L’abaissement de la note à long terme du Japon doit inciter Tokyo à agir au plus vite pour rétablir l’équilibre budgétaire, estiment des analystes, d’autant que le vieillissement de la population nippone pourrait vite creuser l’endettement.
« L’important est que nous maintenions la discipline budgétaire pour conserver la confiance du marché », a assuré vendredi le Premier ministre, Naoto Kan, au lendemain de la décision de l’agence de notation financière Standard and Poor’s de réduire d’une cran son appréciation de la dette à long terme du pays, de AA à AA-.
L’endettement du pays, la troisième économie mondiale, atteint en effet quelque 200% du Produit intérieur brut, un record parmi les pays développés.
« Le gouvernement Kan doit sans délai définir une feuille de route pour réformer les impôts et la sécurité sociale », s’est alarmé le quotidien économique Nikkei dans son éditorial, soulignant que le Japon devait regarder la vérité en face comme le font les pays européens.
« Le Japon doit partager ce sentiment d’urgence et s’occuper de ce problème avant que les marchés financiers ne commencent à s’énerver », a ajouté le journal des milieux d’affaires.
Les économistes s’accordent sur le fait que la situation du Japon n’est pas comparable à celle des pays européens à qui les marchés imposent des taux d’intérêts élevés, aggravant leur situation financière.
« Avec AA-, la note du Japon reste un cran au-dessus de l’Italie, trois au-dessus du Portugal et sept au-dessus de la Grèce », souligne Julian Jessop, analyste à Capital Economics.
« Le Japon a de larges réserves de changes et son économie est vaste et diversifiée. Il a sa propre monnaie de réserve, dispose d’une politique budgétaire et monétaire indépendante et d’un secteur financier solide. Enfin, le pays s’appuie quasi exclusivement sur des investisseurs nationaux pour financer la dette publique, le rendant peu vulnérable aux caprices des marchés financiers », énumère M. Jessop.
Mais, ajoute-t-il, l’archipel est confronté à la bombe à retardement du vieillissement de sa population.

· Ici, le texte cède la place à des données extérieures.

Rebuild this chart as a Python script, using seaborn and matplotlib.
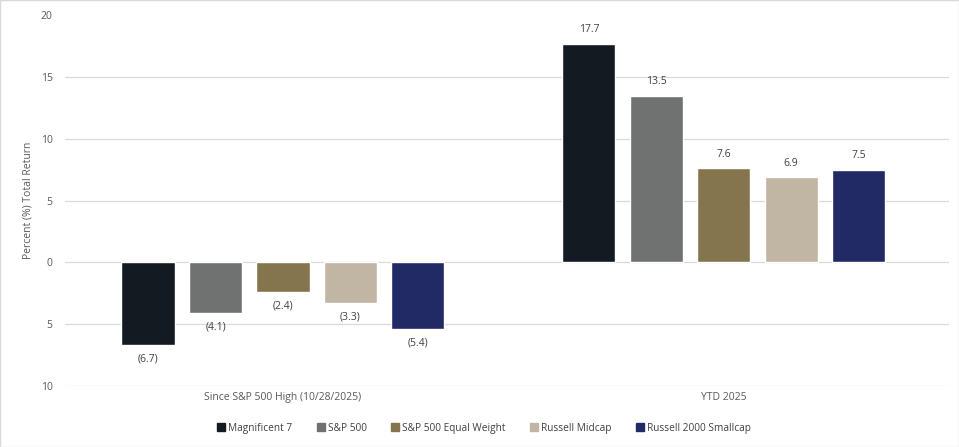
import matplotlib
matplotlib.use("Agg")
import matplotlib.pyplot as plt
import seaborn as sns
import pandas as pd
from matplotlib.ticker import FuncFormatter
from matplotlib.lines import Line2D

periods = ["Since S&P 500 High (10/28/2025)", "YTD 2025"]
series = ["Magnificent 7", "S&P 500", "S&P 500 Equal Weight", "Russell Midcap", "Russell 2000 Smallcap"]
since_high = [-6.7, -4.1, -2.4, -3.3, -5.4]
ytd_2025 = [17.7, 13.5, 7.6, 6.9, 7.5]
colors = ["#131a22", "#707271", "#84754e", "#c1b5a3", "#212a65"]
yticks = [-10, -5, 0, 5, 10, 15, 20]

rows = []
for s, a, b in zip(series, since_high, ytd_2025):
    rows.append({"period": periods[0], "series": s, "value": a})
    rows.append({"period": periods[1], "series": s, "value": b})
df = pd.DataFrame(rows)

sns.set_theme(style="white")
plt.rcParams['font.family'] = ['Open Sans', 'DejaVu Sans']

fig = plt.figure(figsize=(9.59, 4.47), dpi=100)
ax = fig.add_axes([0.068, 0.1365, 0.922, 0.8295])

sns.barplot(data=df, x="period", y="value", hue="series", order=periods,
            hue_order=series, palette=colors, width=0.765, gap=0.21,
            saturation=1, legend=False, ax=ax, errorbar=None)

ax.set_ylim(-10, 20)
ax.set_xlim(-0.494, 1.512)
ax.set_yticks(yticks)
ax.yaxis.set_major_formatter(FuncFormatter(lambda v, p: f"{abs(int(v))}"))
ax.grid(axis="y", color="#d9d9d9", linewidth=0.9)
ax.set_axisbelow(True)
for gl, t in zip(ax.yaxis.get_gridlines(), yticks):
    if t == 20:
        gl.set_visible(False)
for sp in ax.spines.values():
    sp.set_visible(False)
ax.tick_params(axis="both", length=0, labelsize=7.5, colors="#595959", pad=4)
ax.tick_params(axis="y", pad=9)
ax.set_xlabel("")
ax.set_ylabel("Percent (%) Total Return", fontsize=7.5, color="#595959", labelpad=5)

def fmt(v):
    return f"({abs(v):.1f})" if v < 0 else f"{v:.1f}"

for cont in ax.containers:
    vals = [b.get_height() for b in cont]
    ax.bar_label(cont, labels=[fmt(v) for v in vals], padding=6,
                 fontsize=7.5, color="#404040")

handles = [Line2D([0], [0], marker="s", linestyle="", markersize=6,
                  markerfacecolor=c, markeredgecolor=c) for c in colors]
fig.legend(handles, series, loc="center", bbox_to_anchor=(0.505, 0.042),
           ncol=5, frameon=False, fontsize=7.3, handletextpad=0.3,
           columnspacing=2.4, handlelength=0.8, labelcolor="#404040")

fig.patches.append(plt.Rectangle((0.0005, 0.001), 0.999, 0.998, transform=fig.transFigure,
                                 fill=False, edgecolor="#d9d9d9", linewidth=1))

fig.savefig("out.png", dpi=100, facecolor="white")
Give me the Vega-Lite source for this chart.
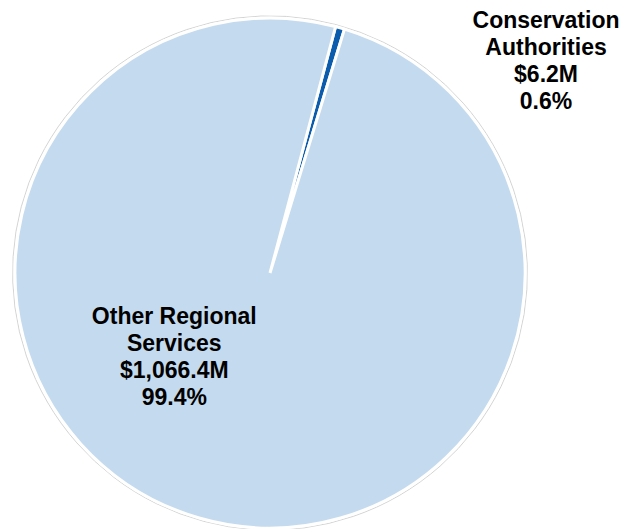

« Le temps est compté: non seulement les +baby-boomers+ retraités vont réduire leur épargne, ce qui limitera la demande pour les bons du trésor, mais ces personnes âgées pèseront en outre sur les dépenses pour les pensions et la santé, augmentant le déficit », prévient-il.
Le Premier ministre de centre-gauche a promis une réforme fiscale d’ampleur, qui pourrait comprendre une hausse de la taxe sur la consommation, aujourd’hui fixée à 5%, afin de garantir le financement des retraites et l’équilibre des finances publiques.
Mais les marges de manoeuvre de M. Kan sont limitées depuis que son parti à perdu le Sénat, où l’opposition conservatrice est majoritaire.
« L’équipe de M. Kan doit agir dès maintenant », prévient pourtant Hideki Matsumura, économiste à l’Institut de recherche du Japon. « Sans mesures efficaces, il est clair que le pays se retrouvera dans une impasse d’ici cinq ou dix ans ».
Le budget de l’Etat repose pour près de moitié sur la vente de nouvelles obligations. L’an passé, M. Kan s’est engagé à limiter à 44.300 milliards de yens (400 milliards d’euros) les émissions annuelles de nouveaux bons du Trésor, soit leur niveau de l’année budgétaire 2010, au moins jusqu’à l’exercice 2013, mais les experts jugent cette promesse difficilement tenable.
Les trois agences de notation S&P, Moody’s et Fitch ont actuellement fixé à « stable » la perspective de la note du pays (située un cran en dessous chez S&P par rapport à ses deux concurrentes). Mais sans résultat concret à brève échéance, elles pourraient modifier leur appréciation.
« Si la note est abaissée de nouveau, les investisseurs étrangers vendront leur bons du trésor japonais, poussant les autorités à émettre de nouvelles obligations juste pour couvrir le coût des intérêts », juge Teppei Ino, économiste à la banque Mitsubishi UFJ.